L’âge d'or d’une ville sans égal dans le récit d'un écrivain arabe du XIIe siècle
Dernière mise à jour: 22/04/2022 09:06:17
En 1183, Ibn Jubayr entreprit un long voyage qui, de Ceuta où il s’embarqua à bord d’un navire génois, le conduisit après différentes péripéties à la Mecque et, sur le chemin du retour, à Damas, Bagdad, Mossoul... Fasciné par la beauté architecturale de la ville de Mossoul – aujourd’hui épicentre d’une bataille sanglante – le voyageur décrit avec beaucoup de finesse les mosquées, le marché couvert, le mausolée de saint Georges, le saint chrétien le plus populaire en Orient, et celui de Jonas, figure de l’Ancien Testament, sur lequel Ibn Jubayr s’arrête pour prier. Lieux de pèlerinage tant pour les chrétiens que pour les musulmans depuis des centaines d’années, les mausolées ont été tous deux détruits en 2014 par l’Etat islamique.
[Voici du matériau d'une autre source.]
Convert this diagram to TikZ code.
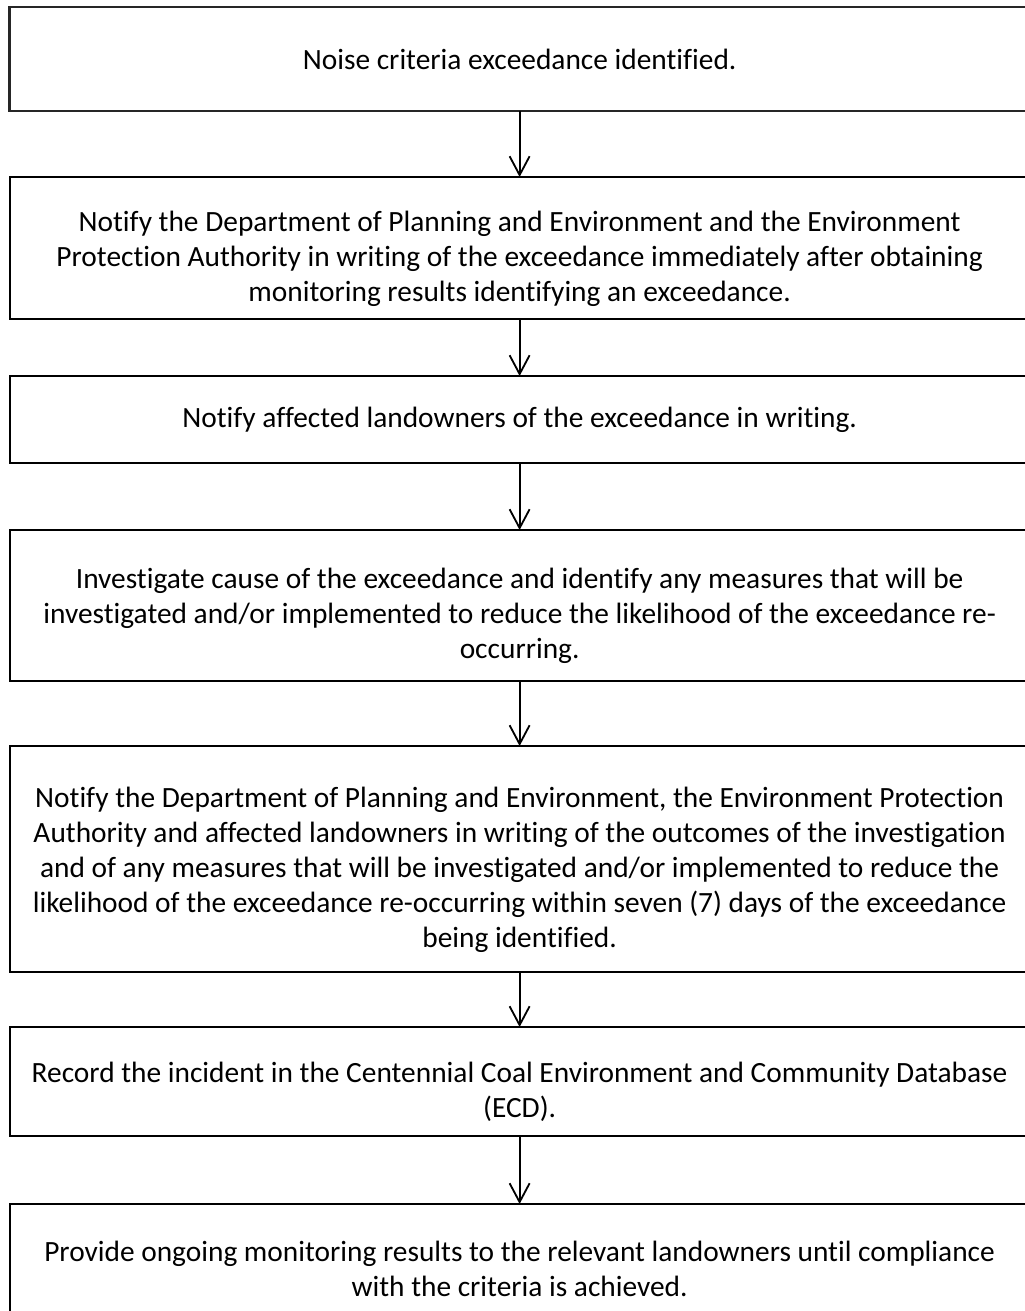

Voyageur arabe d’origine andalouse, Ibn Jubayr (1145-1217) fu un pionnier de la littérature de voyage, genre littéraire qui allait se développer et se répandre en particulier au XIVe siècle, avec les œuvres de l’explorateur marocain Ibn Battuta. Un an après sa visite à Mossoul, Ibn Jubayr s’embarquait à Acres pour revenir dans sa patrie, cette fois encore sur un navire génois. Pendant une tempête, l’embarcation fit naufrage dans le détroit de Messine. Sauvé des eaux, il traversa toute la côte septentrionale de la Sicile et à Trapani reprit la mer pour gagner Grenade, où il fit retour en 1185. De ce long voyage qui avait duré deux ans, Ibn Jubayr rédigea un compte rendu, la Rihlat Ibn Jubayr (“Le voyage de Ibn Jubayr”), qui est devenu un classique de la littérature arabe médiévale. Le passage que nous avons traduit de l’original arabe offre un panorama de la cité de Mossoul.
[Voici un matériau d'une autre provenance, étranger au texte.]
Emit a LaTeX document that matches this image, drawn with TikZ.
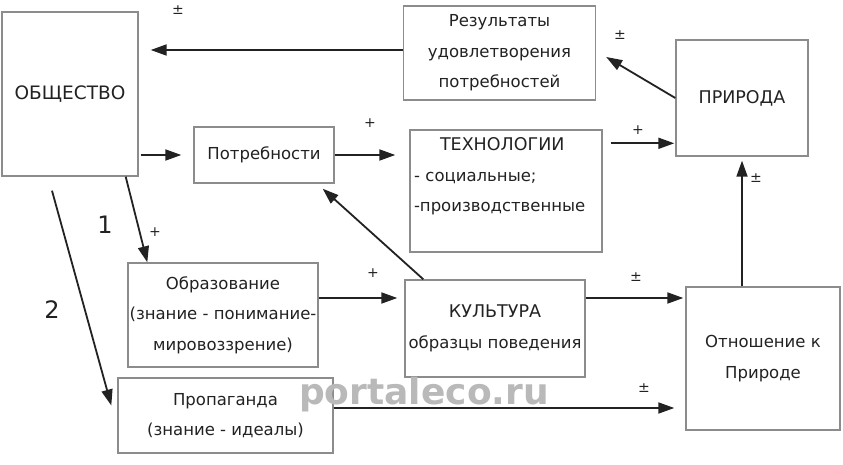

Mossoul est une cité très ancienne, grande, fortifiée et imposante, elle existe depuis longtemps et a commencé à se préparer [pour affronter] la sédition : les tours disposées en bon ordre sont si proches les unes des autres que peu s’en faut qu’elles se touchent. À l’intérieur se trouvent des logements circulaires disposés l’un au-dessus de l’autre, abris sûrs et refuges pour les combattants, et une partie des installations militaires. Au point le plus élevé de la cité se dresse une citadelle imposante aux fortes structures, ceinte de murailles antiques et de tours fortifiées, près de laquelle se trouve la résidence du sultan. Une route large qui s’étend de la cité haute à la cité basse, sépare la résidence du sultan et la citadelle du reste de la ville. Le Tigre court à l’Est de la cité et en vient baigner les murs, au point que les tours surgissent de ses eaux. La ville a un vaste faubourg, peuplé de mosquées, de hammams, de caravansérails et de marchés. L’un des princes de la ville, connu sous le nom de Mujâhid al-Dîn, fit construire une mosquée sur les rives du Tigre. Jamais je ne vis mosquée plus richement décorée, et les mots sont impuissants à en décrire l’édifice, les décorations, la structure. Tout cela est réalisé en briques sculptée. Sa maqsûra [espace de la mosquée réservé au sultan, NdT] rappelle celles du Paradis, elle est entourée de grilles en fer auxquelles sont joints des sièges en pierre qui donnent sur le Tigre. Je n’ai jamais vu de sièges plus nobles et plus beaux que ceux-là. (…) En face de la mosquée se trouve un hôpital plein de gens construit par le Mujâhid al-Dîn dont nous avons déjà parlé. Ce dernier construisit aussi, à l’intérieur de la cité, un marché couvert (qaysâriyya) dans le suq. Semblable à un grand caravansérail, fermé par des portes de fer, et entouré de boutiques disposées l’une sur l’autre, ses ornements sont sans pareil. Jamais je n’ai vu dans les autres pays de marché couvert qui puisse soutenir la comparaison.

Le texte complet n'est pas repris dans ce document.